(What this task involves): Everything from the first line down to the line containing "Line, XAxis, YAxis" should be reproduced exactly; please include nothing else.

(Dataset records):
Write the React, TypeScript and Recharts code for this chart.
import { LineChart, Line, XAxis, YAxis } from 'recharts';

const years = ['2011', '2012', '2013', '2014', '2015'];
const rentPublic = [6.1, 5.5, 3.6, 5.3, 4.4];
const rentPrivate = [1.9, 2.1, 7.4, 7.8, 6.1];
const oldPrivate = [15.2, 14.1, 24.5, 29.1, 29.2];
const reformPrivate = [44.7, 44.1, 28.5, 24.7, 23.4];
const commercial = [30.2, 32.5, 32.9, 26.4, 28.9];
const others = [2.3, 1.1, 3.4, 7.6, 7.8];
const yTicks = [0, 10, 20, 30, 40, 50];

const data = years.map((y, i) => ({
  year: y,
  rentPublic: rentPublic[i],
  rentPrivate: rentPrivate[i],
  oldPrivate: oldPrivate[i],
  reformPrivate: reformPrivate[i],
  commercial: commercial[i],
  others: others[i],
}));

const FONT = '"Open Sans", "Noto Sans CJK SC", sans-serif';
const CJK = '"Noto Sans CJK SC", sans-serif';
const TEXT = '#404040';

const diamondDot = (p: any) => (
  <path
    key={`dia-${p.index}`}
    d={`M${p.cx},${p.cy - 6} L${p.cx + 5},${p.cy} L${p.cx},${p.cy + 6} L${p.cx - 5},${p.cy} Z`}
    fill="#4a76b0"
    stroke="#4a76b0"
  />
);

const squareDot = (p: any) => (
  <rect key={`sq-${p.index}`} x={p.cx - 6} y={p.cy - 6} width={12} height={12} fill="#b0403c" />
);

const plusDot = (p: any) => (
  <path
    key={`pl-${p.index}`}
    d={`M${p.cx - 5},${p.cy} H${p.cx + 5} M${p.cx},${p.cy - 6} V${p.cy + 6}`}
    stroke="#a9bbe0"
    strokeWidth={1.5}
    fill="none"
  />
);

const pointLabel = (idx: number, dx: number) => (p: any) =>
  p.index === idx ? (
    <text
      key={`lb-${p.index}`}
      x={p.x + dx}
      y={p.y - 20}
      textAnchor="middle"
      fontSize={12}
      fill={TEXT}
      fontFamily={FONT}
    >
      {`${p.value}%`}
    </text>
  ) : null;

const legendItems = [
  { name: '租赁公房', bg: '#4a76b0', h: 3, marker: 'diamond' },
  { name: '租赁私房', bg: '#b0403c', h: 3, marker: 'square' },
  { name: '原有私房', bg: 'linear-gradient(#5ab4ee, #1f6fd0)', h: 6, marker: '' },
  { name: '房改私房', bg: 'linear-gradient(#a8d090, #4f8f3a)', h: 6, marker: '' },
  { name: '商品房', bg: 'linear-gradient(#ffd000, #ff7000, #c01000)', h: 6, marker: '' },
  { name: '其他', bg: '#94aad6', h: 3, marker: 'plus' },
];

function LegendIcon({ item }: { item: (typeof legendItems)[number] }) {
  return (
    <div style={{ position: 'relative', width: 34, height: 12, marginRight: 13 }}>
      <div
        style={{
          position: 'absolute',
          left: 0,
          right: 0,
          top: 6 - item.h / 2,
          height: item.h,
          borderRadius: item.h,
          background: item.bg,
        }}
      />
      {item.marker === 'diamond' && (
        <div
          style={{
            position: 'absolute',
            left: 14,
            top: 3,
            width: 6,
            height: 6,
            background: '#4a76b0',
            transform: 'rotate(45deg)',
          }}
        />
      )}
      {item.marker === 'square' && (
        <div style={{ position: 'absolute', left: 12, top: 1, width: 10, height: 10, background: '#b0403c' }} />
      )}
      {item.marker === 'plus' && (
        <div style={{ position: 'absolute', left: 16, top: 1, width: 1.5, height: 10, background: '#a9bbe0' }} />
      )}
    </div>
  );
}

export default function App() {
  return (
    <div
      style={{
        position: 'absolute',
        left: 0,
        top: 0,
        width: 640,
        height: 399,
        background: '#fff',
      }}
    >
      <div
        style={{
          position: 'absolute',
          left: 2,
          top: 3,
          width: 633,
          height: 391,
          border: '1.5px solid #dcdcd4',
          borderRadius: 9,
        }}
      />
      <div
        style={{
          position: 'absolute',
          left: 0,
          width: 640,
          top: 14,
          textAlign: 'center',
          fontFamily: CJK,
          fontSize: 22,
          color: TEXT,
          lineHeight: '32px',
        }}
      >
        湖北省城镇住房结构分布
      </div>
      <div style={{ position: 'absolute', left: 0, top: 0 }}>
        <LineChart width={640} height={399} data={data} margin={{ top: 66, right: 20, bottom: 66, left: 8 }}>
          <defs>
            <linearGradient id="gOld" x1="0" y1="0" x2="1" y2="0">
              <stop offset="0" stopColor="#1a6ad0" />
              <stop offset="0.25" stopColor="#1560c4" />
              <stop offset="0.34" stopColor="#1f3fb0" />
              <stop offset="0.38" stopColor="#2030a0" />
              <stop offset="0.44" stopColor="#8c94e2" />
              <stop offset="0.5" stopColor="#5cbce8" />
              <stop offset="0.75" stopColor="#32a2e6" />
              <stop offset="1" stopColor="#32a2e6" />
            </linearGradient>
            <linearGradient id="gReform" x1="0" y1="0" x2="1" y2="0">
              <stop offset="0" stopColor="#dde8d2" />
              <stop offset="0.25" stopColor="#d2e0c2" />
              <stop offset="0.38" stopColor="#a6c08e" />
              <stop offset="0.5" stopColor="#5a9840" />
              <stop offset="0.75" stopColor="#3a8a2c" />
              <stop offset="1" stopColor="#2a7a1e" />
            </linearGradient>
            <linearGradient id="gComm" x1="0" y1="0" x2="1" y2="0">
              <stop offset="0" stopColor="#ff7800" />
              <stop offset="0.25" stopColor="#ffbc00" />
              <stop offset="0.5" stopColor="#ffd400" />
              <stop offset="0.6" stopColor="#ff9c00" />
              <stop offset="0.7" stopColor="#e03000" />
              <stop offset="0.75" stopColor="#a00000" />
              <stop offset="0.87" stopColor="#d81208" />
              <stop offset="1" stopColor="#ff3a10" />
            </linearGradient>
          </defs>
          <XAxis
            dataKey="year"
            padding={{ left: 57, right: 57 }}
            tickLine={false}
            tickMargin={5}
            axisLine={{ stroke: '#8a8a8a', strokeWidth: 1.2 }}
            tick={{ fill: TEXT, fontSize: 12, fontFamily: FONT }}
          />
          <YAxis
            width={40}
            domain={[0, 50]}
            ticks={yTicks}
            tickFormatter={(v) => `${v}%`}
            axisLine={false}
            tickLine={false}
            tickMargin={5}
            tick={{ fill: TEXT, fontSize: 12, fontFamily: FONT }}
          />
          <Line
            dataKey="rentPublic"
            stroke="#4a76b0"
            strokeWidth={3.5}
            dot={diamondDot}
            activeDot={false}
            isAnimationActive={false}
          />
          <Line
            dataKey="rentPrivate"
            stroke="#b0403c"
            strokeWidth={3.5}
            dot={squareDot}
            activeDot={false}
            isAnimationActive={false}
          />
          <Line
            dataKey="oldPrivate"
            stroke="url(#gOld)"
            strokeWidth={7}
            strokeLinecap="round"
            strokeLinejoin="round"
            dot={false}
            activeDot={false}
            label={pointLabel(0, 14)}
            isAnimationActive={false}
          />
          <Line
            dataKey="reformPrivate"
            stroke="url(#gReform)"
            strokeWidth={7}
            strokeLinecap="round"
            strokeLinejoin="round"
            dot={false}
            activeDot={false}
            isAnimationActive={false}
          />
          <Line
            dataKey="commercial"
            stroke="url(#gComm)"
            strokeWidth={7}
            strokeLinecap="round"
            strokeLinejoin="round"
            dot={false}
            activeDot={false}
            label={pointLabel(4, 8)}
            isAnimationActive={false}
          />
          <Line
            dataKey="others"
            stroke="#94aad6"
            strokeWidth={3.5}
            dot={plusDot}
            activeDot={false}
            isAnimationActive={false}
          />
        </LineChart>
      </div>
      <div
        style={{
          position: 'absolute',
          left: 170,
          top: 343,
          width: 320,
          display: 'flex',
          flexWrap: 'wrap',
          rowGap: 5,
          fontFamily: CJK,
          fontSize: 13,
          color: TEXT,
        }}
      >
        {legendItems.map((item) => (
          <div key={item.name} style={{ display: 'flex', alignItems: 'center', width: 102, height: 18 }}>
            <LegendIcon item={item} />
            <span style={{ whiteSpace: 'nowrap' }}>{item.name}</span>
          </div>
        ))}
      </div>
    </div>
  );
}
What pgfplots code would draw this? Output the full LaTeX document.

(Solution to this task):
Write the React, TypeScript and Recharts code for this chart.
import { LineChart, Line, XAxis, YAxis } from 'recharts';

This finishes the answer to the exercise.